Today, the Office of Population Affairs (OPA) at the Department of Health and Human Services (HHS) issued the final rule to revise regulations that govern the Title X family planning program “by readopting the 2000 regulations, with several revisions.” The stated effect of the final rule is to revoke the requirements of changes ordered in 2018 that included “removing restrictions on non-directive options counseling and referrals for abortion services and eliminating requirements for strict physical and financial separation between abortion-related activities and Title X project activities.”
The new rule, which takes effect on Nov. 8, will allow health centers to receive the federal funds even if they refer patients for abortions.

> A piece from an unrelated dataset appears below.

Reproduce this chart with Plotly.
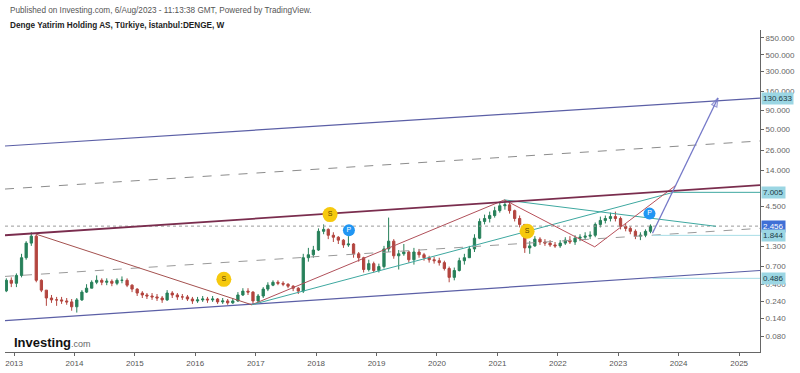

With this reinstatement, Planned Parenthood stands to gain up to $60 million annually in federal taxpayer funding.
ERLC acting president Brent Leatherwood said, “While some will couch this in the Orwellian terms of advancing reproductive health, we should be clear about what is occuring here: Preborn lives are in danger, mothers are rendered vulnerable to a predatory abortion industry, and taxpayer consciences are being steamrolled. This should be unacceptable in the eyes of every American. But as long as we remain a society that refuses to recognize the inherent dignity and right to life that each person possesses in the womb, we will remain a throwaway culture that wantonly discards children and bankrolls abortionists.”
What is the Title X funding program?
Title X or Title X Family Planning is the common name for Public Law 91-572 — the “Family Planning Services and Population Research Act of 1970.” Title X is a federal grant program “dedicated solely to providing individuals with comprehensive family planning and related preventive health services.” The funds — currently $286.5 million a year — are given to the individual states who, based on federal rules and regulations, disperse it to qualified Title X clinics. The statute prohibits this money from being used to support abortion as a method of family planning. According to the law, “[n]one of the funds appropriated under this subchapter shall be used in programs where abortion is a method of family planning.”

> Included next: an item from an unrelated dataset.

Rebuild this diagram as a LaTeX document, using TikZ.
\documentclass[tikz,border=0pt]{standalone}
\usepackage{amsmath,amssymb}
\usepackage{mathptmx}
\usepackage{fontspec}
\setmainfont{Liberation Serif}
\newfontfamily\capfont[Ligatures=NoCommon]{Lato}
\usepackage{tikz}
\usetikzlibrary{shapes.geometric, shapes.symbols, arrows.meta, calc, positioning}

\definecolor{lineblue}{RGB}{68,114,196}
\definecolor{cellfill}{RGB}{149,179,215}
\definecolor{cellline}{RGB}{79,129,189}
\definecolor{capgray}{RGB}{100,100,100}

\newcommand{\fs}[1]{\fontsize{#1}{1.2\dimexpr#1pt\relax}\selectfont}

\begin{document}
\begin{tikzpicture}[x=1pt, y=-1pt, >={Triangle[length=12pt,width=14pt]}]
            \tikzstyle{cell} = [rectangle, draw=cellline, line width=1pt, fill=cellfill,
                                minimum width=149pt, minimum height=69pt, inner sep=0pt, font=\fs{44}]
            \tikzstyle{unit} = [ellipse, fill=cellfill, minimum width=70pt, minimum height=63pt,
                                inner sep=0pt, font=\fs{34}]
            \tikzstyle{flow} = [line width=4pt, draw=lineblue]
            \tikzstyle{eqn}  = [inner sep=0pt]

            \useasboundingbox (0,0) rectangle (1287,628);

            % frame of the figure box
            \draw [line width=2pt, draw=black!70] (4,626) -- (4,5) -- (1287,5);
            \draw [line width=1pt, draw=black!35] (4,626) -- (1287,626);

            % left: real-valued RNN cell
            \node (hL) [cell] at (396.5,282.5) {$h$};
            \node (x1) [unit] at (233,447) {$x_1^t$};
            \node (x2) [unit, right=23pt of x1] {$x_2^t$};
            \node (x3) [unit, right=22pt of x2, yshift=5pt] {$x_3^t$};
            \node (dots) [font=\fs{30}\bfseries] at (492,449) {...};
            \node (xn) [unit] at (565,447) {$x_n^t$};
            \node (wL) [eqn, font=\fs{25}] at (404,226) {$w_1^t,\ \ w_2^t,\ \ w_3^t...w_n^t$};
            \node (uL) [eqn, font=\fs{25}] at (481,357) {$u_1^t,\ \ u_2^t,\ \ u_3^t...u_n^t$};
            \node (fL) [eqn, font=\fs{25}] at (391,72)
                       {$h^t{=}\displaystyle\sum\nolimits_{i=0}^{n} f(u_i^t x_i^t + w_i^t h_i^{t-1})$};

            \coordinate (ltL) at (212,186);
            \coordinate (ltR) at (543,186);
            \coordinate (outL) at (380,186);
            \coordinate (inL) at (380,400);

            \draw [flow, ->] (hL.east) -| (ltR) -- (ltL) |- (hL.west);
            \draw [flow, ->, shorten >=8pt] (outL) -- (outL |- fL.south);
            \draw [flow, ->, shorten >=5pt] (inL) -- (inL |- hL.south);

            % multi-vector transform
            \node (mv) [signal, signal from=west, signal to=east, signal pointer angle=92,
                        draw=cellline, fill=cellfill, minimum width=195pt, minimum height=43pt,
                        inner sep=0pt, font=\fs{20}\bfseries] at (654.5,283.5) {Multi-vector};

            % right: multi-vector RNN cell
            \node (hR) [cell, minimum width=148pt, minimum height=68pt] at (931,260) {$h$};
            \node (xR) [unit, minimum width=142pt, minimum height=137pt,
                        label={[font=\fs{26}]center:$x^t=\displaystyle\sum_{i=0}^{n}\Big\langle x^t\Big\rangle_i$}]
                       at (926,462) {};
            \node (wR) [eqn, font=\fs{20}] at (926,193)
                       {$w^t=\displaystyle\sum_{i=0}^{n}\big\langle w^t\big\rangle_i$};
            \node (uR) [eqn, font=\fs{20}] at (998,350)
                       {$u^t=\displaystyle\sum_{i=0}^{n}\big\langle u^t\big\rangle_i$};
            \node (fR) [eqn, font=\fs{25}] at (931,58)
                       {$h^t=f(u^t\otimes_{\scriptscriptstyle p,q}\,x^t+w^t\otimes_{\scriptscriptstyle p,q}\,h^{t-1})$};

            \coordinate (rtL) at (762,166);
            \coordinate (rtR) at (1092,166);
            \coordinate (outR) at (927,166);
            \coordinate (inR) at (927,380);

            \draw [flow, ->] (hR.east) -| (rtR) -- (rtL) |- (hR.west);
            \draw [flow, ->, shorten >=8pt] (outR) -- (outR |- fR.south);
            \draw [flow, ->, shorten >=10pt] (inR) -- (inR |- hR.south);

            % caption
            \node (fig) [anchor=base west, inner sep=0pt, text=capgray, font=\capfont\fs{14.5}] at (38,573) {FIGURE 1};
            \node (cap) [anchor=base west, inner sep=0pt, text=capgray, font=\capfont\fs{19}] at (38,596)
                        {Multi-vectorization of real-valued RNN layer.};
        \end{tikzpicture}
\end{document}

Title X allows grant money to be “used only to support preventive family planning services.” All this really means, though, is that grant recipients like Planned Parenthood cannot directly use money from the federal government for abortion services. But money is fungible. A dollar spent for one purpose can also cover other purposes. For example, the money the federal government gives to Planned Parenthood can be used indirectly to cover operating and overhead costs such as rent and staff salary. This allows Planned Parenthood to provide abortions that are essentially subsidized by the government.
History of Title X
In 2019 under the Trump administration, HHS issued a new final rule to reinstate Title X regulations that separate taxpayer dollars from funding abortion. The rule shifted funding from abortion providers — such as Planned Parenthood — and steered some of it toward faith-based care providers. In June 2019, the 9th Circuit Court of Appeals refused to block the final Title X rule.
Title X has been somewhat of a political football, changing with different administrations.

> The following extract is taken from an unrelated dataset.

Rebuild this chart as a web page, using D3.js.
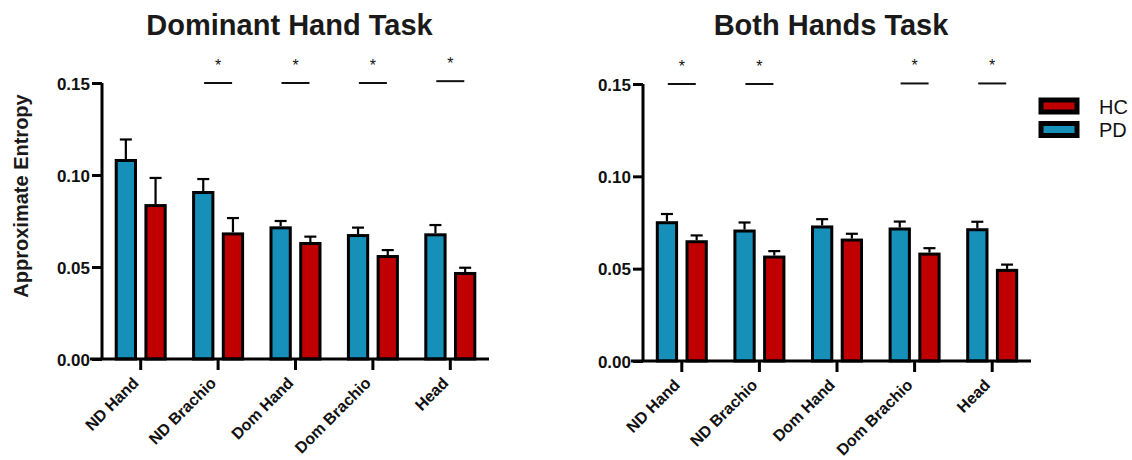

During the Reagan administration, a regulation was issued that required that Title X projects be organized so that they are “physically and financially separate” from prohibited abortion activities. This regulation was challenged in the courts but was upheld in the 1991 Supreme Court ruling Rust v. Sullivan.
When former President Clinton took office, he reversed that regulation, and it was never reinstated. Former President Obama issued an additional regulation prohibiting states from defunding or deprioritizing abortion businesses in issuing subgrants with their Title X money. (This regulation was overturned by Congress in March 2017.) President Trump’s rule was loosely based on the Reagan-era framework.
The ERLC strongly opposed the reversal of this rule, and we will always advocate for life before Congress, the courts, and the administration. We know the abortion industry devalues human life and exploits families, and we are deeply grieved by this action. The ERLC will continue to be a voice for the voiceless and work toward a day when abortion is both unnecessary and unthinkable.